Wolfe undertakes to investigate Miss Tormic's predicament, and sends Archie to the fencing studio. At the studio, Archie is gathering information when a body is discovered: that of a British citizen who has just provided Miss Tormic with an alibi for the diamond theft. The body has been pierced by an épée – but because of the rapier's blunt point, this is thought at first to be an impossibility.

After the police arrive, Archie notices that an object has been stashed in the pocket of his topcoat. Concerned that he's being set up, Archie escapes the premises without examining the object. Back at Wolfe's house, the object is found to be a bloodstained fencing glove, in which a col de mort has been wrapped. A col de mort, it turns out, is a sharp metal fitting that can be attached to the end of an épée, so as to turn a relatively safe weapon into a deadly one.

Wolfe and Archie conceal the glove and the fitting in a loaf of Italian round, which Fritz covers with chocolate icing and keeps in the refrigerator. Subsequently, the evidence is turned over to Inspector Cramer, who decides that his best chance to solve the murder is to camp out with Wolfe and keep an eye on him. Uncharacteristically, Wolfe makes no objection.

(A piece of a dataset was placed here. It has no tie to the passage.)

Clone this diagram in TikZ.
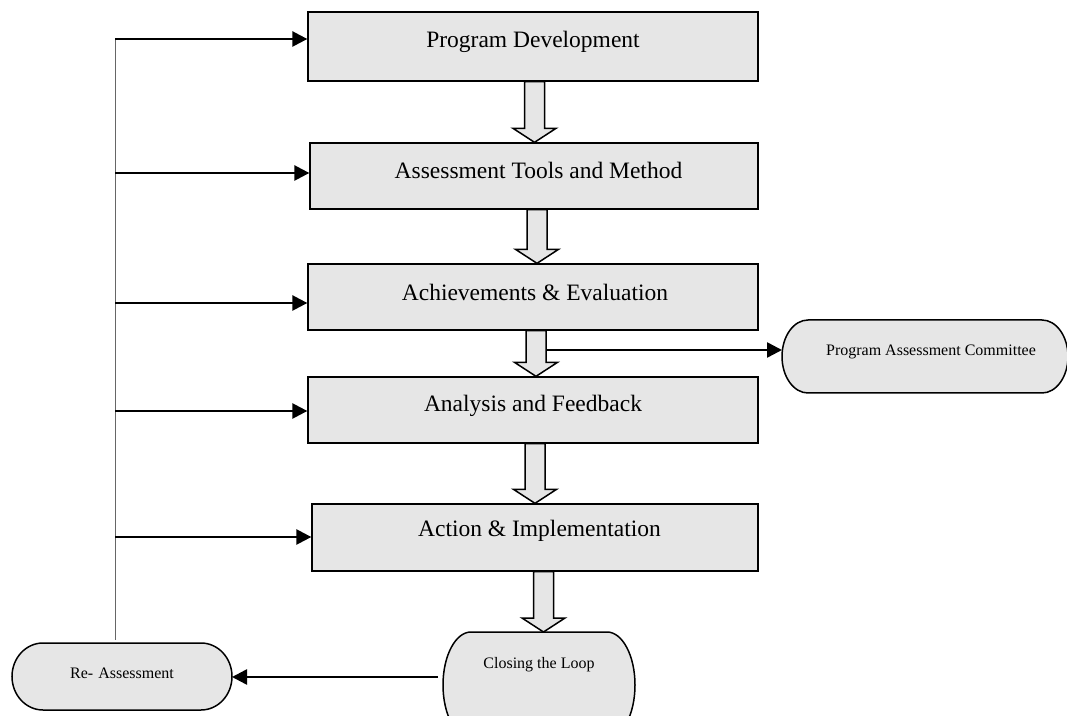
\documentclass[tikz,border=0pt]{standalone}
\usepackage{fontspec}
\setmainfont{Liberation Serif}
\usetikzlibrary{arrows.meta,backgrounds,calc}
\definecolor{boxgray}{HTML}{E6E6E6}
\newcommand{\pillshape}[3]{%
  \draw[pillshp] ([xshift=#2pt]#1.north west) -- ([xshift=-#2pt]#1.north east)
    arc[start angle=90,end angle=-90,x radius=#2pt,y radius=#3pt]
    -- ([xshift=#2pt]#1.south west)
    arc[start angle=270,end angle=90,x radius=#2pt,y radius=#3pt] -- cycle;}
\newcommand{\blkarr}[3]{%
  \path[blkarrow] let \p1=(#1.south), \p2=(#2.north) in
    ({#3pt-10pt},\y1) -- ({#3pt+10pt},\y1) -- ({#3pt+10pt},{\y2+14pt})
    -- ({#3pt+21.5pt},{\y2+14pt}) -- ({#3pt},\y2) -- ({#3pt-21.5pt},{\y2+14pt})
    -- ({#3pt-10pt},{\y2+14pt}) -- cycle;}
\tikzset{
  stepbox/.style={draw=black, fill=boxgray, line width=1.3pt, inner sep=0pt},
  boxlabel/.style={font=\fontsize{23.5}{28}\selectfont, inner sep=0pt},
  pillnode/.style={inner sep=0pt, outer sep=0pt},
  pilllabel/.style={font=\fontsize{16}{19}\selectfont, inner sep=0pt},
  pillshp/.style={draw=black, fill=boxgray, line width=1.5pt},
  blkarrow/.style={draw=black, fill=boxgray, line width=1.5pt, line join=miter},
  fbline/.style={draw=black!60, line width=1pt},
  fbarrow/.style={draw=black, line width=2.5pt, -{Triangle[length=15pt,width=15pt]}},
}
\begin{document}
\begin{tikzpicture}[x=1pt,y=1pt]
\useasboundingbox (0,0) rectangle (1067,715);

% main boxes
\node[stepbox, minimum width=450, minimum height=69,
  label={[boxlabel, yshift=5]center:Program Development}] (b1) at (533,668.5) {};
\node[stepbox, minimum width=448, minimum height=66,
  label={[boxlabel, xshift=4.5, yshift=5.5]center:Assessment Tools and Method}] (b2) at (534,539) {};
\node[stepbox, minimum width=450, minimum height=66,
  label={[boxlabel, xshift=2, yshift=4.5]center:Achievements \& Evaluation}] (b3) at (533,418) {};
\node[stepbox, minimum width=450, minimum height=66,
  label={[boxlabel, yshift=4.5]center:Analysis and Feedback}] (b4) at (533,305) {};
\node[stepbox, minimum width=446, minimum height=67,
  label={[boxlabel, xshift=4.5, yshift=7]center:Action \& Implementation}] (b5) at (535,177.5) {};

% rounded terminals
\node[pillnode, minimum width=286, minimum height=73,
  label={[pilllabel, xshift=6, yshift=5]center:Program Assessment Committee}] (pac) at (925,358.5) {};
\node[pillnode, minimum width=220, minimum height=67,
  label={[pilllabel, yshift=3]center:Re-\hspace{5pt}Assessment}] (ra) at (122,38.5) {};
\node[pillnode, minimum width=192, minimum height=106,
  label={[pilllabel, yshift=20]center:Closing the Loop}] (cl) at (539,30) {};
\begin{pgfonlayer}{background}
  \pillshape{pac}{26}{36.5}
  \pillshape{ra}{31}{33.5}
  \pillshape{cl}{28}{53}
\end{pgfonlayer}

% block arrows between steps
\blkarr{b1}{b2}{534.5}
\blkarr{b2}{b3}{537}
\blkarr{b3}{b4}{536}
\blkarr{b4}{b5}{535}
\blkarr{b5}{cl}{543.5}

% committee arrow
\coordinate (c3) at (546,365);
\draw[fbarrow] (c3) -- (c3 -| pac.west);

% closing the loop -> re-assessment
\coordinate (cs) at (438,38);
\draw[fbarrow] (cs) -- (cs -| ra.east);

% feedback line
\coordinate (f1) at (115,676);
\coordinate (f2) at (115,542);
\coordinate (f3) at (115,412);
\coordinate (f4) at (115,304);
\coordinate (f5) at (115,178);
\draw[fbline] (f1) -- ([yshift=3pt]f1 |- ra.north);
\draw[fbarrow] (f1) -- (f1 -| b1.west);
\draw[fbarrow] (f2) -- (f2 -| b2.west);
\draw[fbarrow] (f3) -- (f3 -| b3.west);
\draw[fbarrow] (f4) -- (f4 -| b4.west);
\draw[fbarrow] (f5) -- (f5 -| b5.west);
\end{tikzpicture}
\end{document}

A patron of the studio, Madame Zorka, phones Wolfe to tell him that she saw someone conceal the glove in Archie's coat and threatens to inform the police. Archie arranges to pick her up for a conversation with Wolfe, but Zorka's gone missing.

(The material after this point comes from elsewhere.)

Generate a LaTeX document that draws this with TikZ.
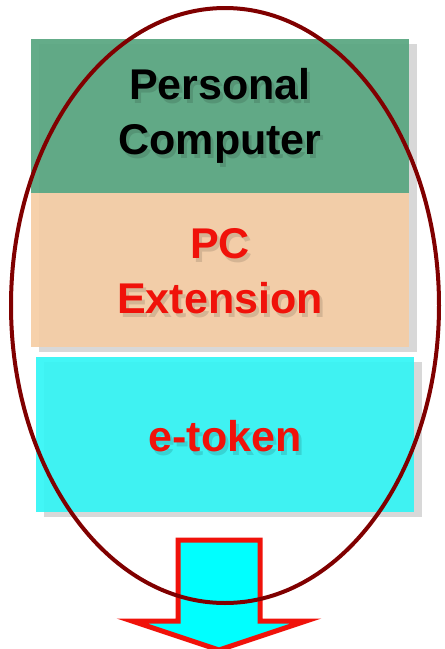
\documentclass[tikz,border=0pt]{standalone}
\usepackage{fontspec}
\setmainfont{Liberation Sans}
\usetikzlibrary{shadows}
\definecolor{pcgreen}{RGB}{88,166,128}
\definecolor{peach}{RGB}{245,205,165}
\definecolor{tokcyan}{RGB}{52,245,245}
\definecolor{arrcyan}{RGB}{0,255,255}
\definecolor{ellred}{RGB}{128,0,0}
\definecolor{txtred}{RGB}{240,18,10}
\definecolor{shadowgray}{RGB}{216,216,216}
\begin{document}
\begin{tikzpicture}[x=1pt,y=-1pt,
  layer/.style={rectangle, minimum width=378pt, minimum height=154pt, inner sep=0pt,
    fill opacity=0.93, draw=none,
    drop shadow={shadow xshift=8pt, shadow yshift=-5pt, fill=shadowgray, opacity=1}},
  lbl/.style={align=center, inner sep=0pt,
    font=\fontsize{43}{55}\selectfont\bfseries},
  lblshadow/.style={lbl, text opacity=0.12, text=black}
]
\useasboundingbox (0,0) rectangle (445,649);
% layers
\node[layer, fill=pcgreen] (pc) at (220,116) {};
\node[layer, fill=peach] (ext) at (220,270) {};
\node[layer, fill=tokcyan, minimum height=155pt] (tok) at (225,434.5) {};
% text shadows
\node[lblshadow] at ([xshift=3pt,yshift=-4pt]pc.center) {Personal\\Computer};
\node[lblshadow] at ([xshift=3pt,yshift=-5pt]ext.center) {PC\\Extension};
\node[lblshadow] at ([xshift=3pt,yshift=-6pt]tok.center) {e-token};
% texts
\node[lbl, text=black] (pct) at (pc.center) {Personal\\Computer};
\node[lbl, text=txtred] (extt) at ([yshift=-1pt]ext.center) {PC\\Extension};
\node[lbl, text=txtred] (tokt) at ([yshift=-2pt]tok.center) {e-token};
% arrow
\draw[draw=txtred, fill=arrcyan, line width=5pt, miter limit=10]
  (178,540) -- (260,540) -- (260,621) -- (306,621) -- (219,650) -- (132,621) -- (178,621) -- cycle;
% ellipse
\draw[ellred, line width=4pt] (225,305.5) ellipse [x radius=214, y radius=297.5];
\end{tikzpicture}
\end{document}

Yet another murder ensues, this time of a thinly-disguised Nazi who contributes to Miss Tormic's alibi. After a considerable amount of flailing about, Wolfe manages to get the dramatis personae together in his office where, in the manner that became standard in the series, he exposes the murderer and motive.

[edit] The Unfamiliar Word

In most Nero Wolfe novels and novellas, there is an unfamiliar word, usually spoken by Wolfe. Over My Dead Body contains at least three examples, including the following (the page references are to the Bantam edition):

  • Obloquy. Page 26, near the end of Chapter 2.
  • Consilience. Page 75, near the end of Chapter 5.
  • Supposititious. Page 108, near the end of Chapter 7.

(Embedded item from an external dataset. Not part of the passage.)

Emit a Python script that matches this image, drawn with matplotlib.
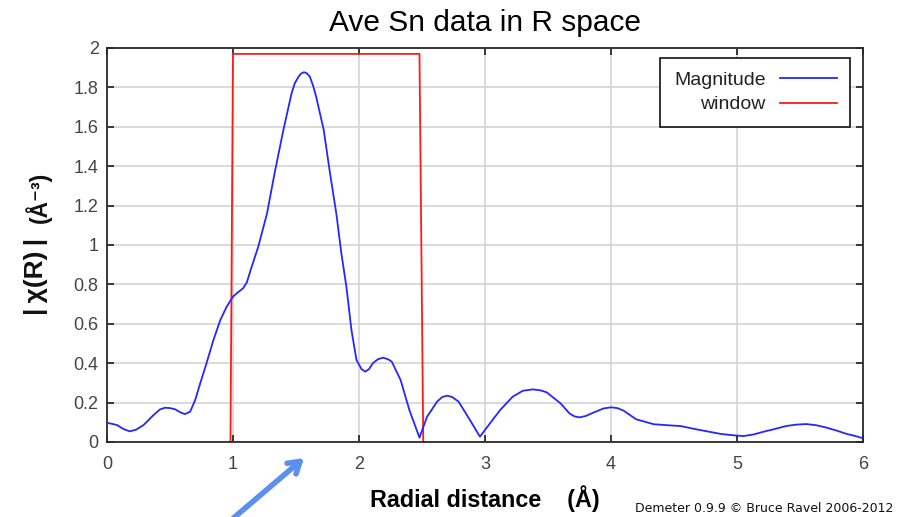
import numpy as np
import matplotlib
matplotlib.use('Agg')
import matplotlib.pyplot as plt
from matplotlib.ticker import FuncFormatter, MultipleLocator

plt.rcParams['font.family'] = ['Liberation Sans', 'DejaVu Sans']

# -----------------------------
# Data
# -----------------------------
r_mag = [0.00, 0.08, 0.13, 0.18, 0.23, 0.29, 0.37, 0.42, 0.46, 0.50, 0.54, 0.59,
         0.62, 0.66, 0.70, 0.74, 0.79, 0.845, 0.90, 0.95, 1.00, 1.04, 1.08, 1.11,
         1.14, 1.20, 1.27, 1.33, 1.40, 1.465, 1.49, 1.52, 1.54, 1.563, 1.585, 1.61,
         1.635, 1.66, 1.72, 1.77, 1.82, 1.86, 1.90, 1.94, 1.98, 2.02, 2.05, 2.08,
         2.11, 2.15, 2.19, 2.23, 2.26, 2.33, 2.40, 2.48, 2.54, 2.62, 2.66, 2.70,
         2.74, 2.79, 2.88, 2.96, 3.04, 3.12, 3.22, 3.30, 3.38, 3.44, 3.49, 3.60,
         3.67, 3.71, 3.75, 3.80, 3.86, 3.94, 4.00, 4.05, 4.10, 4.20, 4.34, 4.45,
         4.55, 4.68, 4.87, 4.97, 5.05, 5.13, 5.21, 5.30, 5.39, 5.47, 5.55, 5.63,
         5.71, 5.79, 5.87, 5.94, 6.00]
chi_mag = [0.098, 0.086, 0.066, 0.054, 0.062, 0.086, 0.137, 0.165, 0.174, 0.172,
           0.166, 0.148, 0.142, 0.154, 0.213, 0.298, 0.400, 0.518, 0.620, 0.687,
           0.738, 0.760, 0.780, 0.810, 0.873, 0.990, 1.160, 1.364, 1.584, 1.770,
           1.820, 1.854, 1.870, 1.877, 1.872, 1.854, 1.810, 1.753, 1.584, 1.364,
           1.160, 0.958, 0.788, 0.569, 0.416, 0.370, 0.357, 0.370, 0.400, 0.420,
           0.428, 0.420, 0.408, 0.315, 0.162, 0.022, 0.128, 0.205, 0.228, 0.235,
           0.228, 0.205, 0.112, 0.027, 0.095, 0.162, 0.230, 0.260, 0.267, 0.262,
           0.252, 0.196, 0.145, 0.130, 0.125, 0.132, 0.149, 0.170, 0.176, 0.172,
           0.159, 0.115, 0.090, 0.085, 0.081, 0.064, 0.041, 0.034, 0.030, 0.038,
           0.052, 0.066, 0.081, 0.088, 0.091, 0.085, 0.073, 0.058, 0.041, 0.030,
           0.019]

r_win = [0.98, 1.00, 2.48, 2.51]
win = [0.0, 1.97, 1.97, 0.0]

x_ticks = [0, 1, 2, 3, 4, 5, 6]

# -----------------------------
# Figure
# -----------------------------
fig = plt.figure(figsize=(9.09, 5.17), dpi=100)
ax = fig.add_axes([0.1177, 0.1451, 0.8317, 0.7621])

ax.plot(r_mag, chi_mag, color='#2626ff', lw=1.3, label='Magnitude', zorder=3,
        solid_joinstyle='round')
ax.plot(r_win, win, color='#ff1a1a', lw=1.3, label='window', zorder=2)

ax.set_xlim(0, 6)
ax.set_ylim(0, 2)
ax.set_xticks(x_ticks)
ax.yaxis.set_major_locator(MultipleLocator(0.2))
ax.yaxis.set_major_formatter(FuncFormatter(lambda v, p: '%g' % round(v, 2)))

ax.grid(True, color='#d4d4d4', lw=1.2, zorder=0)
ax.set_axisbelow(True)
for s in ax.spines.values():
    s.set_color('#2a2a2a')
    s.set_linewidth(1.3)

ax.tick_params(direction='in', length=5, width=1.3, color='#2a2a2a',
               top=True, right=True, labelsize=13, labelcolor='#444444')
ax.tick_params(axis='x', pad=10)
ax.tick_params(axis='y', pad=6)

ax.set_title('Ave Sn data in R space', fontsize=21.5, pad=12.5)
ax.set_xlabel('Radial distance    (Å)', fontsize=16.8, fontweight='bold',
              labelpad=9)

# y label in two pieces, as in the original
fig.text(36 / 909, 1 - 276 / 517, '|\u2009χ(R)\u2009|', rotation=90,
         ha='center', va='center', fontsize=19, fontweight='bold',
         color='#111111')
fig.text(38 / 909, 1 - 197 / 517, '(Å⁻³)', rotation=90, ha='center',
         va='center', fontsize=16.5, fontweight='bold', color='#111111')

leg = ax.legend(loc='upper right', bbox_to_anchor=(0.983, 0.975),
                borderaxespad=0, markerfirst=False, fancybox=False,
                shadow=False, fontsize=14, handlelength=2.9,
                handletextpad=0.75, labelspacing=0.35, borderpad=0.7,
                framealpha=1)
leg.get_frame().set_edgecolor('#111111')
leg.get_frame().set_linewidth(1.2)
for t in leg.get_texts():
    t.set_color('#222222')

fig.text(893 / 909, 8 / 517, 'Demeter 0.9.9 © Bruce Ravel 2006-2012',
         ha='right', va='center', fontsize=9, color='#111111',
         family='DejaVu Sans')

# blue pointer arrow overlaid on the screenshot
ax.annotate('', xy=(304, 59), xycoords='figure pixels',
            xytext=(230, -4), textcoords='figure pixels',
            arrowprops=dict(arrowstyle='->, head_length=0.8, head_width=0.5',
                            color='#5c8ff0', lw=4, capstyle='round',
                            joinstyle='round', shrinkA=0, shrinkB=0),
            annotation_clip=False)

fig.savefig('out.png', dpi=100, facecolor='white')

[edit] Characters in "Over My Dead Body"

  • Nero Wolfe – the detective
  • Archie Goodwin – Wolfe's assistant (and the narrator of all Wolfe stories)
  • Neya Tormic – Wolfe's adopted daughter and client; a Montenegrin
  • Carla Lovchen – Neya's friend, also from Montenegro
  • Donald Barrett – Son of an international banker, deeply involved with intrigues and secret transactions involving royal holdings in Bosnia
  • Nikola Miltan – A Macedonian épée champion, owner of a fencing and dancing studio in Manhattan where Tormic and Lovchen work
  • Madame Zorka – A couturière, a client of Miltan's studio, and business associate of Barrett's
  • Inspector Cramer – Head of the New York Police Department's homicide squad [3]
  • Nathaniel Driscoll – A broker, a client of Miltan's studio, and object of ridicule

[edit] Times change

Some material in Over My Dead Body would in later decades be thought inappropriate at the very least. There is a minor character who is described in a way that brings Steppin Fetchit to mind. And Stout puts seven consecutive ethnic epithets in Cramer's mouth, at least five of which would be considered offensive[4].

[edit] Fair use

The following excerpt from Over My Dead Body was used as the quotation in a New York Times[5] Sunday acrostic: "When an international financier is confronted by a holdup man [with a gun], he automatically hands over not only his money and jewelry but also his shirt and pants, [because] it doesn't occur to him that a robber might draw the line somewhere."[6] (The bracketed words did not appear in the acrostic.)

[edit] Notes

  1. ^ For example, a scene in The Black Mountain involves the house in Montenegro in which Wolfe was born.
  2. ^ Page 10 of the Bantam edition, near the end of Chapter 1.
  3. ^ Page 74, halfway through Chapter 5.
  4. ^ Page 83, near the beginning of Chapter 6.
  5. ^ June 17 2001 edition.
  6. ^ Page 138, halfway through Chapter 10.